Source material
-.-.-

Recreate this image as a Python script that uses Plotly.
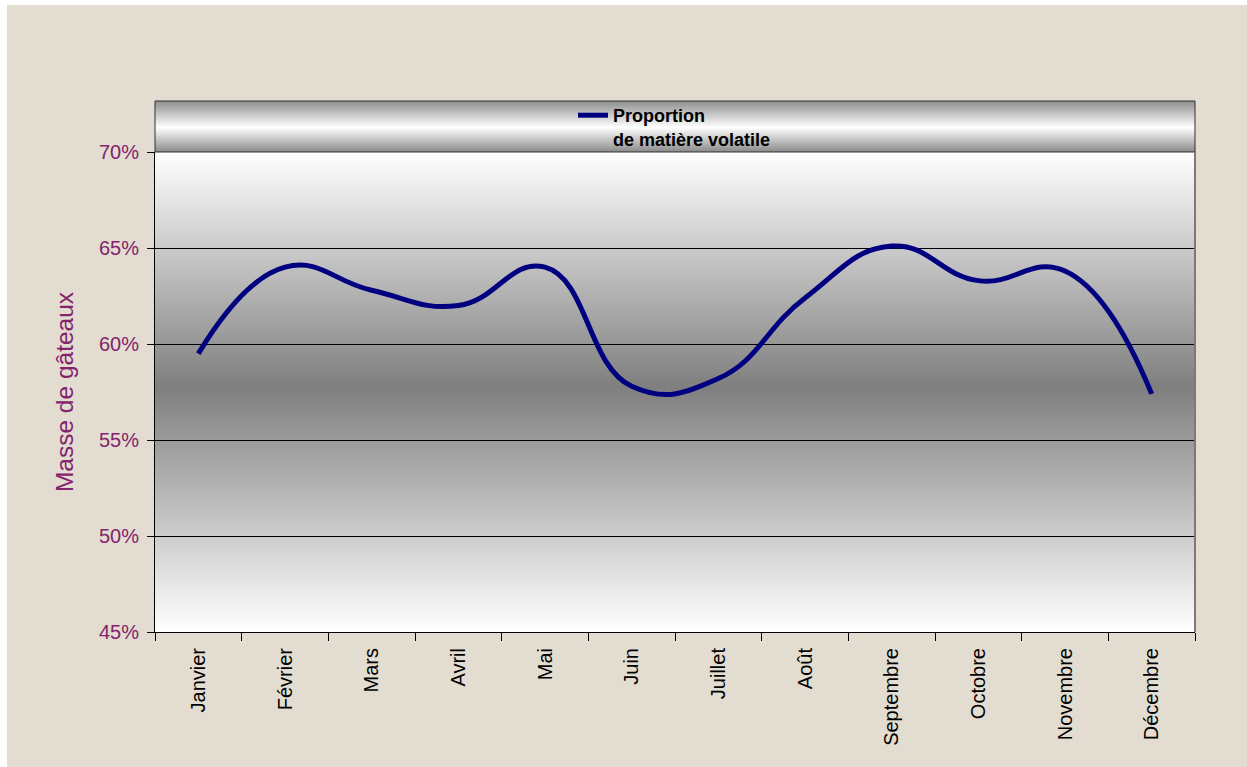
import base64
import plotly.graph_objects as go

# Monthly share of volatile matter in the cakes
mois = ["Janvier", "Février", "Mars", "Avril", "Mai", "Juin", "Juillet",
        "Août", "Septembre", "Octobre", "Novembre", "Décembre"]
proportion = [0.595, 0.640, 0.628, 0.620, 0.640, 0.578, 0.582,
              0.624, 0.651, 0.633, 0.638, 0.574]
serie_nom = "<b>Proportion<br>de matière volatile</b>"
axe_y_titre = "Masse de gâteaux"

FONT = "Arial, 'Liberation Sans', sans-serif"
PURPLE = "#84236e"
BEIGE = "#e3dcd0"

W, H = 1247, 767
L, R, T, B = 155, 52, 152, 135
PW, PH = W - L - R, H - T - B


def gradient_uri(stops):
    """Vertical linear gradient as an SVG data URI."""
    stop_tags = "".join(
        f'<stop offset="{o}" stop-color="{c}"/>' for o, c in stops)
    svg = ('<svg xmlns="http://www.w3.org/2000/svg" width="100" height="100" '
           'viewBox="0 0 100 100" preserveAspectRatio="none">'
           '<defs><linearGradient id="g" x1="0" y1="0" x2="0" y2="1">'
           f'{stop_tags}</linearGradient></defs>'
           '<rect x="0" y="0" width="100" height="100" fill="url(#g)"/></svg>')
    return "data:image/svg+xml;base64," + base64.b64encode(svg.encode()).decode()


def px_x(x):
    return (x - L) / PW


def px_y(y):
    return (H - B - y) / PH


plot_bg = gradient_uri([(0, "#ffffff"), (0.49, "#7f7f7f"), (1, "#ffffff")])
band_bg = gradient_uri([(0, "#8e8e8e"), (0.52, "#ffffff"), (1, "#8a8a8a")])

band_top = px_y(101)

fig = go.Figure()
fig.add_trace(go.Scatter(
    x=mois, y=proportion, mode="lines", name=serie_nom,
    line=dict(color="#000080", width=5, shape="spline", smoothing=1.3),
    showlegend=True, hoverinfo="x+y",
))

fig.update_layout(
    width=W, height=H,
    margin=dict(l=L, r=R, t=T, b=B, pad=0),
    paper_bgcolor=BEIGE,
    plot_bgcolor="rgba(0,0,0,0)",
    font=dict(family=FONT, size=18, color="black"),
    showlegend=True,
    legend=dict(
        x=px_x(573), y=px_y(97), xanchor="left", yanchor="top",
        bgcolor="rgba(0,0,0,0)", borderwidth=0,
        font=dict(family=FONT, size=18, color="black"),
        valign="top", itemwidth=30, tracegroupgap=0,
    ),
    images=[
        dict(source=plot_bg, xref="paper", yref="paper", x=0, y=1,
             sizex=1, sizey=1, xanchor="left", yanchor="top",
             sizing="stretch", layer="below"),
        dict(source=band_bg, xref="paper", yref="paper", x=0, y=band_top,
             sizex=1, sizey=band_top - 1, xanchor="left", yanchor="top",
             sizing="stretch", layer="below"),
    ],
    shapes=[
        # blank page edges on the left and top
        dict(type="rect", xref="paper", yref="paper",
             x0=px_x(-5), x1=px_x(7), y0=px_y(H + 5), y1=px_y(-5),
             fillcolor="white", line_width=0, layer="below"),
        dict(type="rect", xref="paper", yref="paper",
             x0=px_x(-5), x1=px_x(W + 5), y0=px_y(5), y1=px_y(-5),
             fillcolor="white", line_width=0, layer="below"),
        # legend band outline
        dict(type="rect", xref="paper", yref="paper",
             x0=0, x1=1, y0=1, y1=band_top,
             line=dict(color="#303030", width=1), layer="above"),
        # right edge of the plot area
        dict(type="line", xref="paper", yref="paper",
             x0=1, x1=1, y0=0, y1=1,
             line=dict(color="#7a7a7a", width=2), layer="above"),
    ],
    xaxis=dict(
        type="category", tickson="boundaries",
        ticks="outside", ticklen=8, tickcolor="black", tickwidth=1,
        showline=True, linecolor="black", linewidth=1,
        showgrid=False, tickangle=-90, ticklabelstandoff=7,
        tickfont=dict(family=FONT, size=20, color="black"),
        range=[-0.5, len(mois) - 0.5], fixedrange=True,
    ),
    yaxis=dict(
        range=[0.45, 0.70], dtick=0.05, tick0=0.45, tickformat=".0%",
        ticks="outside", ticklen=7, tickcolor="black", tickwidth=1,
        showline=True, linecolor="black", linewidth=1,
        showgrid=True, gridcolor="black", gridwidth=1,
        zeroline=False, ticklabelstandoff=4,
        tickfont=dict(family=FONT, size=20, color=PURPLE),
        title=dict(text=axe_y_titre, standoff=18,
                   font=dict(family=FONT, size=24.5, color=PURPLE)),
        fixedrange=True,
    ),
)

fig.write_html("out.html")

-.-.-

Aim
Retype the data above exactly; pictures are not part of the copy.

Solution to this exercise
Recreate this image as a Python script that uses Plotly.
import base64
import plotly.graph_objects as go

# Monthly share of volatile matter in the cakes
mois = ["Janvier", "Février", "Mars", "Avril", "Mai", "Juin", "Juillet",
        "Août", "Septembre", "Octobre", "Novembre", "Décembre"]
proportion = [0.595, 0.640, 0.628, 0.620, 0.640, 0.578, 0.582,
              0.624, 0.651, 0.633, 0.638, 0.574]
serie_nom = "<b>Proportion<br>de matière volatile</b>"
axe_y_titre = "Masse de gâteaux"

FONT = "Arial, 'Liberation Sans', sans-serif"
PURPLE = "#84236e"
BEIGE = "#e3dcd0"

W, H = 1247, 767
L, R, T, B = 155, 52, 152, 135
PW, PH = W - L - R, H - T - B


def gradient_uri(stops):
    """Vertical linear gradient as an SVG data URI."""
    stop_tags = "".join(
        f'<stop offset="{o}" stop-color="{c}"/>' for o, c in stops)
    svg = ('<svg xmlns="http://www.w3.org/2000/svg" width="100" height="100" '
           'viewBox="0 0 100 100" preserveAspectRatio="none">'
           '<defs><linearGradient id="g" x1="0" y1="0" x2="0" y2="1">'
           f'{stop_tags}</linearGradient></defs>'
           '<rect x="0" y="0" width="100" height="100" fill="url(#g)"/></svg>')
    return "data:image/svg+xml;base64," + base64.b64encode(svg.encode()).decode()


def px_x(x):
    return (x - L) / PW


def px_y(y):
    return (H - B - y) / PH


plot_bg = gradient_uri([(0, "#ffffff"), (0.49, "#7f7f7f"), (1, "#ffffff")])
band_bg = gradient_uri([(0, "#8e8e8e"), (0.52, "#ffffff"), (1, "#8a8a8a")])

band_top = px_y(101)

fig = go.Figure()
fig.add_trace(go.Scatter(
    x=mois, y=proportion, mode="lines", name=serie_nom,
    line=dict(color="#000080", width=5, shape="spline", smoothing=1.3),
    showlegend=True, hoverinfo="x+y",
))

fig.update_layout(
    width=W, height=H,
    margin=dict(l=L, r=R, t=T, b=B, pad=0),
    paper_bgcolor=BEIGE,
    plot_bgcolor="rgba(0,0,0,0)",
    font=dict(family=FONT, size=18, color="black"),
    showlegend=True,
    legend=dict(
        x=px_x(573), y=px_y(97), xanchor="left", yanchor="top",
        bgcolor="rgba(0,0,0,0)", borderwidth=0,
        font=dict(family=FONT, size=18, color="black"),
        valign="top", itemwidth=30, tracegroupgap=0,
    ),
    images=[
        dict(source=plot_bg, xref="paper", yref="paper", x=0, y=1,
             sizex=1, sizey=1, xanchor="left", yanchor="top",
             sizing="stretch", layer="below"),
        dict(source=band_bg, xref="paper", yref="paper", x=0, y=band_top,
             sizex=1, sizey=band_top - 1, xanchor="left", yanchor="top",
             sizing="stretch", layer="below"),
    ],
    shapes=[
        # blank page edges on the left and top
        dict(type="rect", xref="paper", yref="paper",
             x0=px_x(-5), x1=px_x(7), y0=px_y(H + 5), y1=px_y(-5),
             fillcolor="white", line_width=0, layer="below"),
        dict(type="rect", xref="paper", yref="paper",
             x0=px_x(-5), x1=px_x(W + 5), y0=px_y(5), y1=px_y(-5),
             fillcolor="white", line_width=0, layer="below"),
        # legend band outline
        dict(type="rect", xref="paper", yref="paper",
             x0=0, x1=1, y0=1, y1=band_top,
             line=dict(color="#303030", width=1), layer="above"),
        # right edge of the plot area
        dict(type="line", xref="paper", yref="paper",
             x0=1, x1=1, y0=0, y1=1,
             line=dict(color="#7a7a7a", width=2), layer="above"),
    ],
    xaxis=dict(
        type="category", tickson="boundaries",
        ticks="outside", ticklen=8, tickcolor="black", tickwidth=1,
        showline=True, linecolor="black", linewidth=1,
        showgrid=False, tickangle=-90, ticklabelstandoff=7,
        tickfont=dict(family=FONT, size=20, color="black"),
        range=[-0.5, len(mois) - 0.5], fixedrange=True,
    ),
    yaxis=dict(
        range=[0.45, 0.70], dtick=0.05, tick0=0.45, tickformat=".0%",
        ticks="outside", ticklen=7, tickcolor="black", tickwidth=1,
        showline=True, linecolor="black", linewidth=1,
        showgrid=True, gridcolor="black", gridwidth=1,
        zeroline=False, ticklabelstandoff=4,
        tickfont=dict(family=FONT, size=20, color=PURPLE),
        title=dict(text=axe_y_titre, standoff=18,
                   font=dict(family=FONT, size=24.5, color=PURPLE)),
        fixedrange=True,
    ),
)

fig.write_html("out.html")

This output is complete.